Days after Charlotte’s police chief said distrust toward police officers is making it harder to solve and reduce crime, a community forum tried to address the root causes of that distrust.
More than 50 people gathered at the YWCA of Central Carolinas for a forum titled: “Charting the Way Forward: Police & Race Relations in a 21st Century Charlotte.”
The three panelists touched on several hot button issues: How people and police should behave at traffic stops, when officers should pull their Tasers or guns, and the impact of body cameras on policing.
Quentin Williams, a former FBI agent and federal prosecutor who wrote a book on surviving police encounters, said he tells people to protest police misconduct by filing complaints, not arguing with officers on the side of the road.
“On the street, in that moment, is the worst place to battle with the police,” Williams said. “The important thing is making sure that you comply, at that time, with whatever needs to happen to get yourself home safely. If you battle with a law enforcement agent on the street, you’re losing.”

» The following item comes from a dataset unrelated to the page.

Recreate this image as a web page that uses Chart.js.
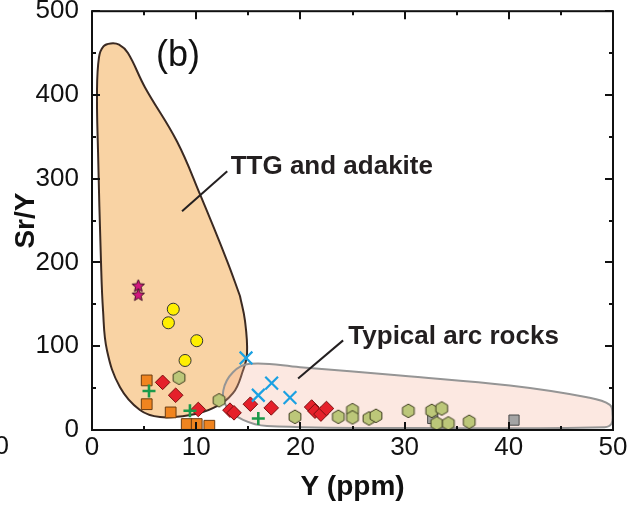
<!DOCTYPE html>
<html>
<head>
<meta charset="utf-8">
<script src="https://cdn.jsdelivr.net/npm/chart.js@4/dist/chart.umd.min.js"></script>
<style>
  html, body { margin: 0; padding: 0; background: #fff; }
  #wrap { width: 631px; height: 505px; position: relative; }
</style>
</head>
<body>
<div id="wrap"><canvas id="c" width="631" height="505"></canvas></div>
<script>
// ---- sample data: Y (ppm) vs Sr/Y ----
const starPts    = [[4.44, 171.8], [4.44, 161]];
const circlePts  = [[7.80, 144.2], [7.33, 128], [10.05, 106.6], [8.93, 83]];
const orangeSq   = [[5.25, 59.2], [5.25, 30.8], [7.55, 21], [9.09, 7.1], [10.05, 7.1], [11.26, 5.1]];
const redDiamond = [[6.78, 56.9], [8.03, 41.5], [10.2, 24.5], [13.24, 23.7], [13.63, 20.5],
                    [15.2, 30.8], [17.2, 26.4], [21.08, 27.4], [21.4, 22.5], [21.97, 19], [22.5, 25.7]];
const greenPlus  = [[5.47, 46.6], [9.4, 22.9], [15.96, 13.8]];
const blueX      = [[14.78, 86], [17.24, 56], [15.96, 41.5], [19.0, 38.7]];
const hexPts     = [[8.35, 62.4], [12.2, 35.5], [19.48, 15.8], [23.64, 15.8], [25.0, 23.7], [25.0, 15],
                    [26.58, 13.8], [27.25, 17], [30.36, 22.9], [32.6, 22.9], [33.56, 25.7],
                    [33.08, 7.9], [34.2, 7.9], [36.2, 9.8]];
const greySq     = [[32.7, 13.8], [40.5, 11.8]];

// field outlines (Y, Sr/Y), closed by repeating the first vertex
const ttgField = [[14.2, 160], [14.68, 130.6], [14.88, 91.4], [14.49, 71], [13.53, 43.9], [11.6, 26],
                  [9.4, 17.8], [6.53, 15.4], [4.6, 23.8], [2.69, 51], [1.44, 95], [1.06, 142.5],
                  [0.86, 202], [0.58, 332], [0.48, 404], [0.67, 445], [1.1, 458], [1.8, 461.5],
                  [2.6, 460], [3.45, 450], [5.09, 409], [8.16, 344.4], [10.36, 281.5], [12.96, 202],
                  [14.2, 160]];
const arcField = [[29.56, 65], [40.1, 53], [47.5, 39], [49.7, 30], [49.95, 18], [49.85, 7.5],
                  [49.2, 3.4], [31.5, 2.4], [16.8, 4.7], [14.5, 12], [12.96, 27], [12.6, 47],
                  [13.53, 69], [15.16, 79], [19.96, 75], [29.56, 65]];
const ttgLeader = [[12.98, 308.8], [8.64, 261.3]];
const arcLeader = [[24.1, 107], [19.78, 61.6]];

// axis ticks
const xTicks = [0, 10, 20, 30, 40, 50];
const yTicks = [0, 100, 200, 300, 400, 500];

const toXY = a => a.map(p => ({ x: p[0], y: p[1] }));
const FONT = '"Liberation Sans", Arial, Helvetica, sans-serif';

// filled star glyph
function starGlyph(r, fill, stroke) {
  const s = Math.ceil(2 * r + 4), c = document.createElement('canvas');
  c.width = s; c.height = s;
  const g = c.getContext('2d');
  g.beginPath();
  for (let i = 0; i < 10; i++) {
    const rr = i % 2 === 0 ? r : r * 0.45;
    const a = -Math.PI / 2 + i * Math.PI / 5;
    const px = s / 2 + rr * Math.cos(a), py = s / 2 + rr * Math.sin(a);
    i === 0 ? g.moveTo(px, py) : g.lineTo(px, py);
  }
  g.closePath();
  g.fillStyle = fill; g.fill();
  g.lineWidth = 1; g.strokeStyle = stroke; g.stroke();
  return c;
}
// pointy-top hexagon glyph
function hexGlyph(r, fill, stroke) {
  const s = Math.ceil(2 * r + 4), c = document.createElement('canvas');
  c.width = s; c.height = s;
  const g = c.getContext('2d');
  g.beginPath();
  for (let i = 0; i < 6; i++) {
    const a = -Math.PI / 2 + i * Math.PI / 3;
    const px = s / 2 + r * Math.cos(a), py = s / 2 + r * Math.sin(a);
    i === 0 ? g.moveTo(px, py) : g.lineTo(px, py);
  }
  g.closePath();
  g.fillStyle = fill; g.fill();
  g.lineWidth = 1; g.strokeStyle = stroke; g.stroke();
  return c;
}

const starImg = starGlyph(6.5, '#d3177f', '#3a0a22');
const hexImg = hexGlyph(6.8, '#bcc779', '#3c3c1e');

// frame, inward ticks, annotations
const decor = {
  id: 'decor',
  afterDatasetsDraw(chart) {
    const { ctx, chartArea: a, scales: { x, y } } = chart;
    ctx.save();
    ctx.strokeStyle = '#111';
    ctx.lineWidth = 2;
    ctx.strokeRect(a.left, a.top, a.right - a.left, a.bottom - a.top);
    ctx.beginPath();
    for (let v = 0; v <= 50; v += 5) {
      const px = Math.round(x.getPixelForValue(v));
      const len = v % 10 === 0 ? 8 : 4;
      ctx.moveTo(px, a.bottom); ctx.lineTo(px, a.bottom - len);
      ctx.moveTo(px, a.top); ctx.lineTo(px, a.top + len);
    }
    for (let v = 0; v <= 500; v += 50) {
      const py = Math.round(y.getPixelForValue(v));
      const len = v % 100 === 0 ? 8 : 4;
      ctx.moveTo(a.left, py); ctx.lineTo(a.left + len, py);
      ctx.moveTo(a.right, py); ctx.lineTo(a.right - len, py);
    }
    ctx.stroke();

    ctx.fillStyle = '#231f20';
    ctx.textBaseline = 'alphabetic';
    ctx.textAlign = 'left';
    ctx.font = 'bold 26px ' + FONT;
    ctx.fillText('TTG and adakite', x.getPixelForValue(13.31), y.getPixelForValue(306));
    ctx.fillText('Typical arc rocks', x.getPixelForValue(24.6), y.getPixelForValue(103));

    ctx.fillStyle = '#111';
    ctx.font = '36px ' + FONT;
    ctx.fillText('(b)', a.left + 64, a.top + 55);

    // edge of the neighbouring panel's tick label
    ctx.font = '26px ' + FONT;
    ctx.textAlign = 'right';
    ctx.textBaseline = 'middle';
    ctx.fillText('0', 9, 447);
    ctx.restore();
  }
};

const pointSet = (data, style, radius, fill, stroke, width, order) => ({
  type: 'scatter', data: toXY(data), pointStyle: style, pointRadius: radius,
  pointHoverRadius: radius, backgroundColor: fill, borderColor: stroke,
  borderWidth: width, order
});

new Chart(document.getElementById('c'), {
  type: 'scatter',
  data: {
    datasets: [
      pointSet(starPts, starImg, 6, '#d3177f', '#3a0a22', 1, 0),
      pointSet(circlePts, 'circle', 6, '#ffef00', '#333', 1, 1),
      pointSet(blueX, 'crossRot', 9, '#1ba1e2', '#1ba1e2', 2.2, 2),
      pointSet(greenPlus, 'cross', 6.5, '#1b9a4a', '#1b9a4a', 2.6, 3),
      pointSet(redDiamond, 'rectRot', 7.3, '#e5202a', '#7a1010', 1, 4),
      pointSet(orangeSq, 'rect', 7.6, '#f0841f', '#6a3c12', 1, 5),
      pointSet(hexPts, hexImg, 7, '#bcc779', '#3c3c1e', 1, 6),
      pointSet(greySq, 'rect', 7.2, '#a4a4a4', '#4a4a4a', 1, 7),
      { type: 'line', data: toXY(ttgLeader), borderColor: '#231f20', borderWidth: 2,
        pointRadius: 0, fill: false, tension: 0, order: 8 },
      { type: 'line', data: toXY(arcLeader), borderColor: '#231f20', borderWidth: 2,
        pointRadius: 0, fill: false, tension: 0, order: 8 },
      { type: 'line', data: toXY(arcField), borderColor: '#959595', borderWidth: 2,
        backgroundColor: 'rgba(245,178,155,0.3)', fill: 'shape', tension: 0.4,
        pointRadius: 0, order: 9 },
      { type: 'line', data: toXY(ttgField), borderColor: '#3b2a22', borderWidth: 2,
        backgroundColor: '#f9d3a4', fill: 'shape', tension: 0.4,
        pointRadius: 0, order: 10 }
    ]
  },
  options: {
    responsive: false,
    animation: false,
    devicePixelRatio: 1,
    layout: { padding: { top: 9, right: 18, bottom: 0, left: 0 } },
    plugins: { legend: { display: false }, tooltip: { enabled: false } },
    scales: {
      x: {
        type: 'linear', min: 0, max: 50,
        afterBuildTicks: s => { s.ticks = xTicks.map(v => ({ value: v })); },
        afterFit: s => { s.height = 75; s.paddingLeft = 0; s.paddingRight = 0; },
        grid: { display: false, drawTicks: false },
        border: { display: false },
        ticks: { color: '#111', padding: 2, font: { family: FONT, size: 26 } },
        title: { display: true, text: 'Y (ppm)', color: '#111',
                 font: { family: FONT, size: 28, weight: 'bold' }, padding: { top: 0, bottom: 1 } }
      },
      y: {
        type: 'linear', min: 0, max: 500,
        afterBuildTicks: s => { s.ticks = yTicks.map(v => ({ value: v })); },
        afterFit: s => { s.width = 92; s.paddingTop = 0; s.paddingBottom = 0; },
        grid: { display: false, drawTicks: false },
        border: { display: false },
        ticks: { color: '#111', padding: 13, font: { family: FONT, size: 26 } },
        title: { display: true, text: 'Sr/Y', color: '#111',
                 font: { family: FONT, size: 28, weight: 'bold' }, padding: { top: 9, bottom: 0 } }
      }
    }
  },
  plugins: [decor]
});
</script>
</body>
</html>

But Glenn Burkins who runs Q City Metro, a Charlotte news website geared toward the black community, said people who interact with the police shouldn’t have to surrender their rights to officers in order to remain safe.
“We do have a right to disagree with law enforcement,” he said. “I am not here to say we should be combative. … We hire law enforcement officers to enforce laws, not to enforce their will. We should be subjected to the law, but we should not be subjected to the will of law enforcement if we have broken no law.”
Maj. Bruce Bellamy, who heads CMPD’s newly created community engagement division, said the department has worked to improve race relations, putting department leaders through implicit bias training and hosting forums to educate people on their rights. But some of the battle, he said, is out of the department’s control.
“We can do everything right here, but if something wrong happens somewhere else, and it’s shown all over social media, we feel those ripple effects right here in Charlotte, and that chips away at the level of trust that we’re working to build up in Charlotte.”
Earlier this week, Charlotte-Mecklenburg police Chief Kerr Putney told City Council members that incidents across the nation where officers have used deadly force against minorities have increased the public’s scrutiny – and sometimes outright distrust – of police officers. That distrust makes people less willing to cooperate with investigators trying to solve crimes.
Charlotte was thrust into the national discussion about police misconduct when Officer Randall Kerrick shot and killed Jonathan Ferrell, who was reportedly seeking help after a car crash near Charlotte’s eastern edge.
Kerrick was tried earlier this year on a voluntary manslaughter charge, but a jury was unable to reach a verdict. The presiding judge declared a mistrial.
Ferrell was black, and Kerrick is white, and the case fueled racial tensions before and after Kerrick’s trial.